The Quirky Backstory Of Rolex’s Stella Dials

education

by @watches_and_culture

Rolex isn’t exactly famous for bold colours. Which is precisely why these dials feel so fascinating today.

In the late 1970s and throughout the 1980s, a handful of Day-Date watches left Geneva wearing glossy shades that looked more like pop design than “classic Rolex”: coral pink, cherry red, turquoise, emerald green, canary yellow.
 

Bright, opaque, unapologetic. Here’s the key detail: “Stella dial” wasn’t an official Rolex collection name at first.
 

It became the nickname used by collectors, and it most likely comes from Stella S.A., a Swiss company based in Geneva (Châtelaine) that supplied the special lacquer and pigments used for these vibrant dials.

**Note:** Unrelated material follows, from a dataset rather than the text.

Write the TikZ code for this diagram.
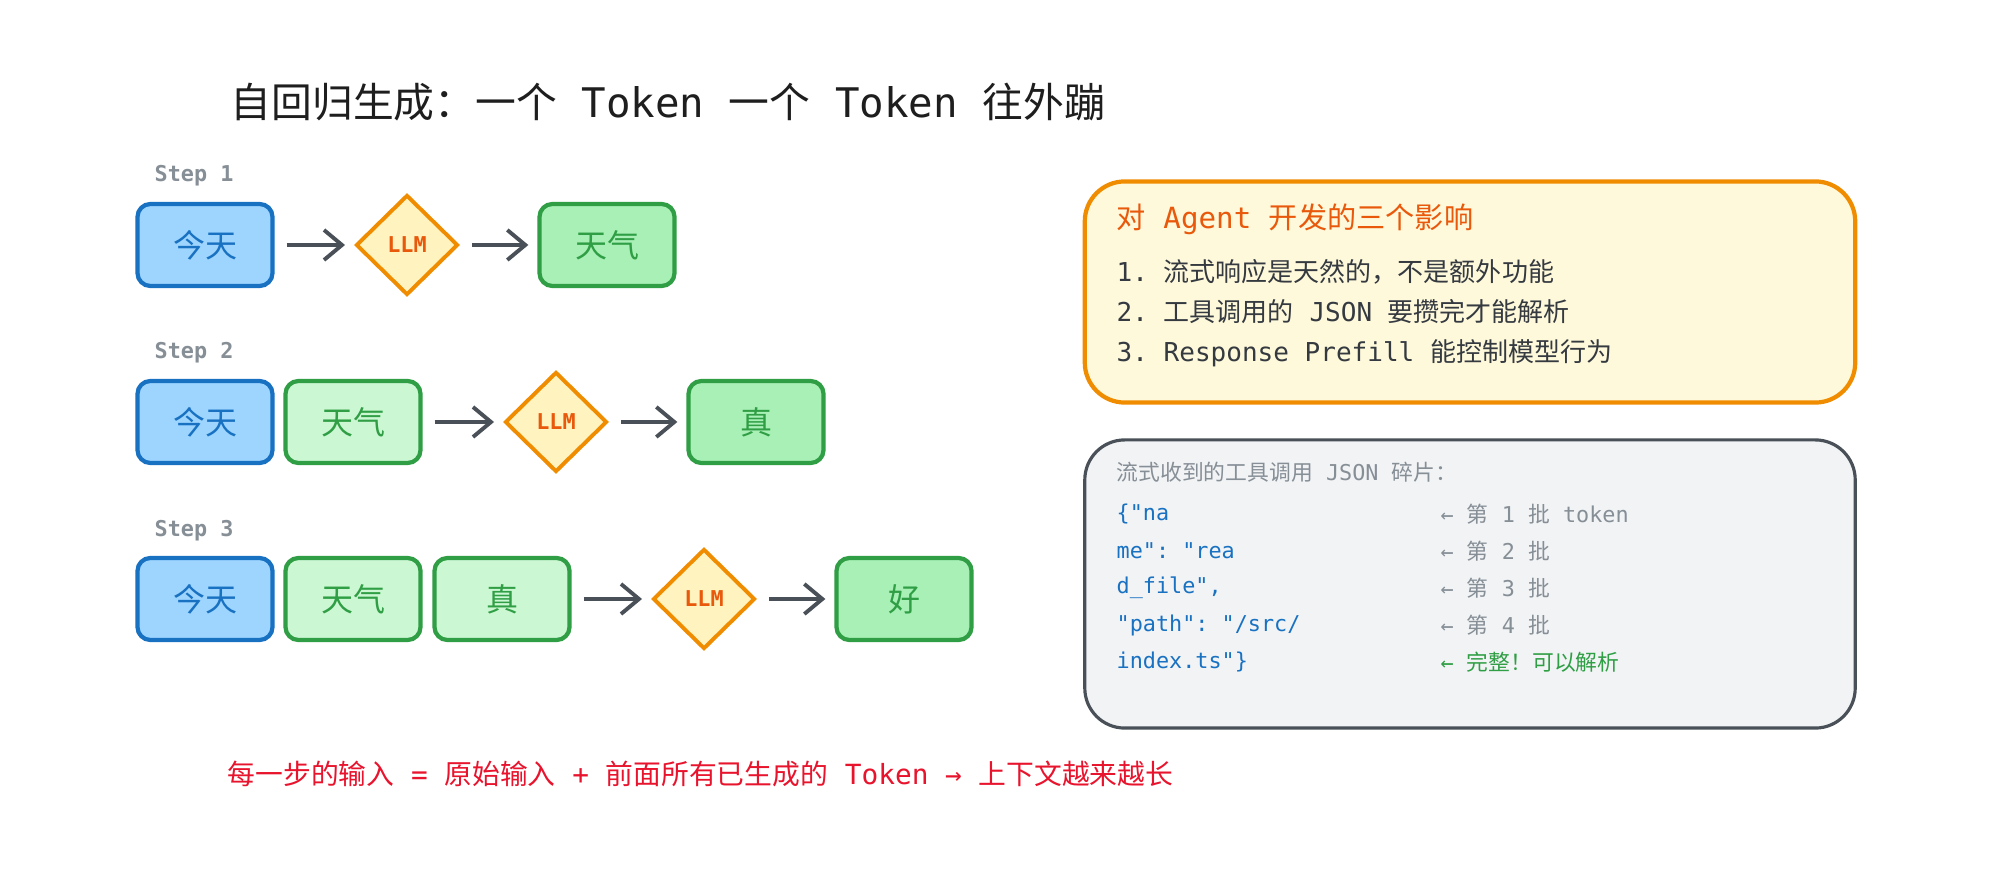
\documentclass[tikz,border=0pt]{standalone}
\usepackage{fontspec}
\setmainfont{Noto Sans CJK SC}
\setmonofont{DejaVu Sans Mono}
\usetikzlibrary{arrows.meta, shapes.geometric}

\definecolor{inkblack}{HTML}{1E1E1E}
\definecolor{stepgray}{HTML}{868E96}
\definecolor{textgray}{HTML}{343A40}
\definecolor{bluefill}{HTML}{9DD5FF}
\definecolor{blueline}{HTML}{1971C2}
\definecolor{greenfill}{HTML}{A8F0B6}
\definecolor{greenpale}{HTML}{CCF7D3}
\definecolor{greenline}{HTML}{2F9E44}
\definecolor{llmfill}{HTML}{FFF3BF}
\definecolor{llmline}{HTML}{F08C00}
\definecolor{llmtext}{HTML}{E8590C}
\definecolor{notefill}{HTML}{FFF9DB}
\definecolor{codefill}{HTML}{F1F3F5}
\definecolor{codeline}{HTML}{495057}
\definecolor{alertred}{HTML}{E8142D}

\tikzset{
  token/.style={draw, rounded corners=0.13cm, line width=1.2pt,
    minimum width=1.35cm, minimum height=0.82cm,
    font=\fontsize{9.1pt}{11pt}\selectfont},
  prompt/.style={token, fill=bluefill, draw=blueline, text=blueline},
  done/.style={token, fill=greenpale, draw=greenline, text=greenline},
  fresh/.style={token, fill=greenfill, draw=greenline, text=greenline},
  llm/.style={diamond, draw=llmline, fill=llmfill, line width=1.1pt,
    minimum width=1.02cm, minimum height=1.0cm, inner sep=0pt,
    text=llmtext, font=\ttfamily\bfseries\fontsize{6.2pt}{8pt}\selectfont},
  arr/.style={draw=codeline, line width=1.1pt,
    -{Straight Barb[length=0.18cm,width=0.3cm]},
    shorten <=0.12cm, shorten >=0.09cm},
  txt/.style={anchor=west, inner sep=0pt},
  headline/.style={txt, text=inkblack, font=\fontsize{11.6pt}{14pt}\selectfont},
  steplabel/.style={txt, text=stepgray, font=\ttfamily\bfseries\fontsize{6.2pt}{8pt}\selectfont},
  panel/.style={rounded corners=0.4cm, minimum width=7.7cm},
  notehead/.style={txt, text=llmtext, font=\fontsize{8.3pt}{10pt}\selectfont},
  noteitem/.style={txt, text=textgray, font=\fontsize{7.4pt}{9pt}\selectfont},
  codehead/.style={txt, text=stepgray, font=\fontsize{6.2pt}{8pt}\selectfont},
  codetext/.style={txt, text=blueline, font=\ttfamily\fontsize{6.2pt}{8pt}\selectfont},
  codenote/.style={txt, text=stepgray, font=\fontsize{6.2pt}{8pt}\selectfont},
}

\begin{document}
\begin{tikzpicture}[x=0.01cm, y=-0.01cm]
  \path[use as bounding box, fill=white] (0,0) rectangle (2000,892);

  \node[headline] (title) at (230,102) {自回归生成：一个\texttt{ Token }一个\texttt{ Token }往外蹦};

  % step 1
  \node[steplabel] (s1) at (154,176) {Step 1};
  \node[prompt] (r1a) at (205,245) {今天};
  \node[llm] (r1m) at (407,245) {LLM};
  \node[fresh] (r1o) at (607,245) {天气};
  \draw[arr] (r1a) -- (r1m);
  \draw[arr] (r1m) -- (r1o);

  % step 2
  \node[steplabel] (s2) at (154,353) {Step 2};
  \node[prompt] (r2a) at (205,422) {今天};
  \node[done] (r2b) at (353,422) {天气};
  \node[llm] (r2m) at (556,422) {LLM};
  \node[fresh] (r2o) at (756,422) {真};
  \draw[arr] (r2b) -- (r2m);
  \draw[arr] (r2m) -- (r2o);

  % step 3
  \node[steplabel] (s3) at (154,531) {Step 3};
  \node[prompt] (r3a) at (205,599) {今天};
  \node[done] (r3b) at (353,599) {天气};
  \node[done] (r3c) at (502,599) {真};
  \node[llm] (r3m) at (704,599) {LLM};
  \node[fresh] (r3o) at (904,599) {好};
  \draw[arr] (r3c) -- (r3m);
  \draw[arr] (r3m) -- (r3o);

  \node[txt, text=alertred, font=\fontsize{7.9pt}{9pt}\selectfont] (sum) at (227,774)
    {每一步的输入\texttt{ = }原始输入\texttt{ + }前面所有已生成的\texttt{ Token → }上下文越来越长};

  % effects on agents
  \node[panel, draw=llmline, fill=notefill, line width=1.2pt, minimum height=2.21cm] (effects) at (1470,292) {};
  \node[notehead] (e0) at (1116,219) {对\texttt{ Agent }开发的三个影响};
  \node[noteitem] (e1) at (1116,272) {\texttt{1. }流式响应是天然的，不是额外功能};
  \node[noteitem] (e2) at (1116,312) {\texttt{2. }工具调用的\texttt{ JSON }要攒完才能解析};
  \node[noteitem] (e3) at (1116,353) {\texttt{3. Response Prefill }能控制模型行为};

  % streamed json chunks
  \node[panel, draw=codeline, fill=codefill, line width=0.9pt, minimum height=2.88cm] (chunks) at (1470,584) {};
  \node[codehead] (c0) at (1116,472) {流式收到的工具调用\texttt{ JSON }碎片：};
  \node[codetext] (c1) at (1116,514) {\{"na};
  \node[codetext] (c2) at (1116,551) {me": "rea};
  \node[codetext] (c3) at (1116,588) {d\_file",};
  \node[codetext] (c4) at (1116,625) {"path": "/src/};
  \node[codetext] (c5) at (1116,662) {index.ts"\}};
  \node[codenote] (n1) at (1440,514) {\texttt{← }第\texttt{ 1 }批\texttt{ token}};
  \node[codenote] (n2) at (1440,551) {\texttt{← }第\texttt{ 2 }批};
  \node[codenote] (n3) at (1440,588) {\texttt{← }第\texttt{ 3 }批};
  \node[codenote] (n4) at (1440,625) {\texttt{← }第\texttt{ 4 }批};
  \node[codenote, text=greenline] (n5) at (1440,662) {\texttt{← }完整！可以解析};
\end{tikzpicture}
\end{document}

The making of a Stella dial is all about surface chemistry and patience.

A metal base is prepared and smoothed, then coated with multiple layers of coloured lacquer, each one needing time to settle and cure.

The final step is the magic trick: polishing and finishing until the dial reaches that signature high-gloss “wet look”, where the colour seems to sit in depth rather than on the surface.
 

And like all lacquered objects, they are also beautifully sensitive to time. Exposure, ageing, and storage conditions can change the tone, create tiny cracks, or produce subtle “spidering”.

Each dial becomes a miniature archive of colour culture, frozen under sapphire. Today, Stella dials are more than rare Rolex variations. They are proof that even the most conservative maisons have had their loud moments, and sometimes those are the chapters we remember most.